*Data rows*
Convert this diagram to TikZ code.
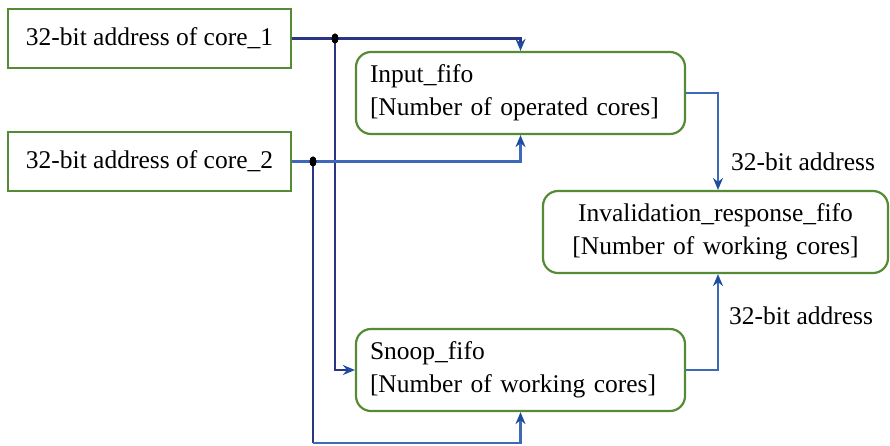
\documentclass[tikz,border=0pt]{standalone}
\usepackage{fontspec}
\setmainfont{Liberation Serif}
\usetikzlibrary{arrows.meta,shapes.geometric}
\definecolor{boxgreen}{HTML}{558B35}
\definecolor{navyline}{HTML}{2B3585}
\definecolor{blueline}{HTML}{3E68B8}
\definecolor{tipblue}{HTML}{1E4D9E}
\tikzset{
  corebox/.style={draw=boxgreen, line width=2.2pt, rectangle, minimum width=283pt,
    minimum height=59pt, inner sep=0pt, font=\fontsize{25.5}{30}\selectfont},
  fifobox/.style={draw=boxgreen, line width=2.2pt, rectangle, rounded corners=15pt,
    minimum height=82pt, inner xsep=14pt, inner ysep=0pt, align=left,
    font=\fontsize{25.5}{33}\selectfont},
  wire/.style={line width=2.2pt, draw=navyline},
  lwire/.style={line width=2.2pt, draw=blueline},
  tip/.style={-{Stealth[length=12pt,width=10pt,inset=4pt,color=tipblue]}},
  junction/.style={ellipse, fill=black, inner sep=0pt, minimum width=7pt, minimum height=10pt},
  lbl/.style={font=\fontsize{25.5}{28}\selectfont, anchor=west, inner sep=0pt}
}
\begin{document}
\begin{tikzpicture}[x=1pt,y=-1pt]
\useasboundingbox (0,0) rectangle (890,445);

% source boxes
\node[corebox] (c1) at (149.5,38.5) {32-bit address of core\_1};
\node[corebox] (c2) at (149.5,161.5) {32-bit address of core\_2};

% fifo boxes
\node[fifobox, text width=301pt] (inp) at (520.5,93) {Input\_fifo\\{}[Number of operated cores]};
\node[fifobox, text width=301pt] (snp) at (520.5,370) {Snoop\_fifo\\{}[Number of working cores]};
\node[fifobox, text width=317pt, align=center] (inv) at (715.5,232) {Invalidation\_response\_fifo\\{}[Number of working cores]};

% junction points on the address buses
\node[junction] (j1) at (335,38.5) {};
\node[junction] (j2) at (313,161.5) {};
\coordinate (bot) at (313,443);

% core_1 bus
\draw[wire, tip] (c1.east) -| (inp.north);
\draw[wire, tip] (j1.center) |- (snp.west);

% core_2 bus
\draw[lwire, tip] (c2.east) -| (inp.south);
\draw[wire] (j2.center) -- (bot);
\draw[lwire, tip] (bot) -| (snp.south);

% outputs to the invalidation fifo
\draw[lwire, tip] (inp.east) -| ([xshift=2.5pt]inv.north);
\draw[lwire, tip] (snp.east) -| ([xshift=2.5pt]inv.south);

\node[lbl] (la) at (731,162) {32-bit address};
\node[lbl] (lb) at (729,316) {32-bit address};

\node[junction] at (j1) {};
\node[junction] at (j2) {};
\end{tikzpicture}
\end{document}
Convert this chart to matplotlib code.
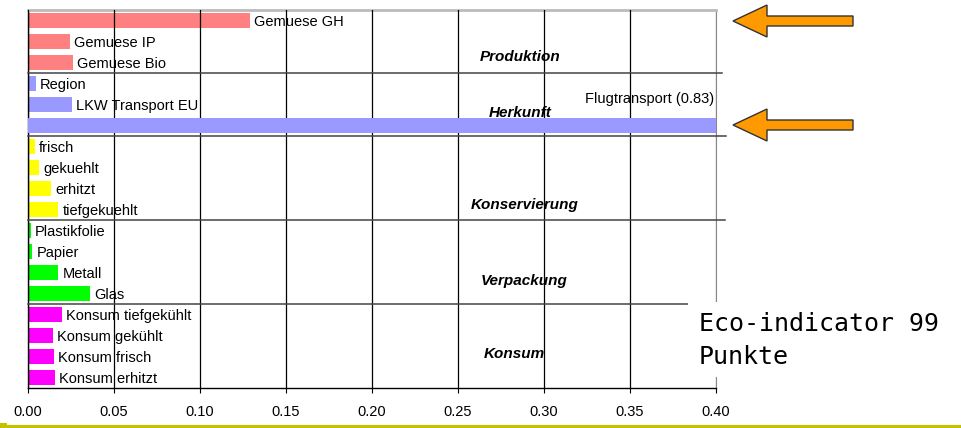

*Short problem*
Extract the text of all the records above verbatim, excluding pictures.

*Solved problem*
Convert this diagram to TikZ code.
\documentclass[tikz,border=0pt]{standalone}
\usepackage{fontspec}
\setmainfont{Liberation Serif}
\usetikzlibrary{arrows.meta,shapes.geometric}
\definecolor{boxgreen}{HTML}{558B35}
\definecolor{navyline}{HTML}{2B3585}
\definecolor{blueline}{HTML}{3E68B8}
\definecolor{tipblue}{HTML}{1E4D9E}
\tikzset{
  corebox/.style={draw=boxgreen, line width=2.2pt, rectangle, minimum width=283pt,
    minimum height=59pt, inner sep=0pt, font=\fontsize{25.5}{30}\selectfont},
  fifobox/.style={draw=boxgreen, line width=2.2pt, rectangle, rounded corners=15pt,
    minimum height=82pt, inner xsep=14pt, inner ysep=0pt, align=left,
    font=\fontsize{25.5}{33}\selectfont},
  wire/.style={line width=2.2pt, draw=navyline},
  lwire/.style={line width=2.2pt, draw=blueline},
  tip/.style={-{Stealth[length=12pt,width=10pt,inset=4pt,color=tipblue]}},
  junction/.style={ellipse, fill=black, inner sep=0pt, minimum width=7pt, minimum height=10pt},
  lbl/.style={font=\fontsize{25.5}{28}\selectfont, anchor=west, inner sep=0pt}
}
\begin{document}
\begin{tikzpicture}[x=1pt,y=-1pt]
\useasboundingbox (0,0) rectangle (890,445);

% source boxes
\node[corebox] (c1) at (149.5,38.5) {32-bit address of core\_1};
\node[corebox] (c2) at (149.5,161.5) {32-bit address of core\_2};

% fifo boxes
\node[fifobox, text width=301pt] (inp) at (520.5,93) {Input\_fifo\\{}[Number of operated cores]};
\node[fifobox, text width=301pt] (snp) at (520.5,370) {Snoop\_fifo\\{}[Number of working cores]};
\node[fifobox, text width=317pt, align=center] (inv) at (715.5,232) {Invalidation\_response\_fifo\\{}[Number of working cores]};

% junction points on the address buses
\node[junction] (j1) at (335,38.5) {};
\node[junction] (j2) at (313,161.5) {};
\coordinate (bot) at (313,443);

% core_1 bus
\draw[wire, tip] (c1.east) -| (inp.north);
\draw[wire, tip] (j1.center) |- (snp.west);

% core_2 bus
\draw[lwire, tip] (c2.east) -| (inp.south);
\draw[wire] (j2.center) -- (bot);
\draw[lwire, tip] (bot) -| (snp.south);

% outputs to the invalidation fifo
\draw[lwire, tip] (inp.east) -| ([xshift=2.5pt]inv.north);
\draw[lwire, tip] (snp.east) -| ([xshift=2.5pt]inv.south);

\node[lbl] (la) at (731,162) {32-bit address};
\node[lbl] (lb) at (729,316) {32-bit address};

\node[junction] at (j1) {};
\node[junction] at (j2) {};
\end{tikzpicture}
\end{document}
Convert this chart to matplotlib code.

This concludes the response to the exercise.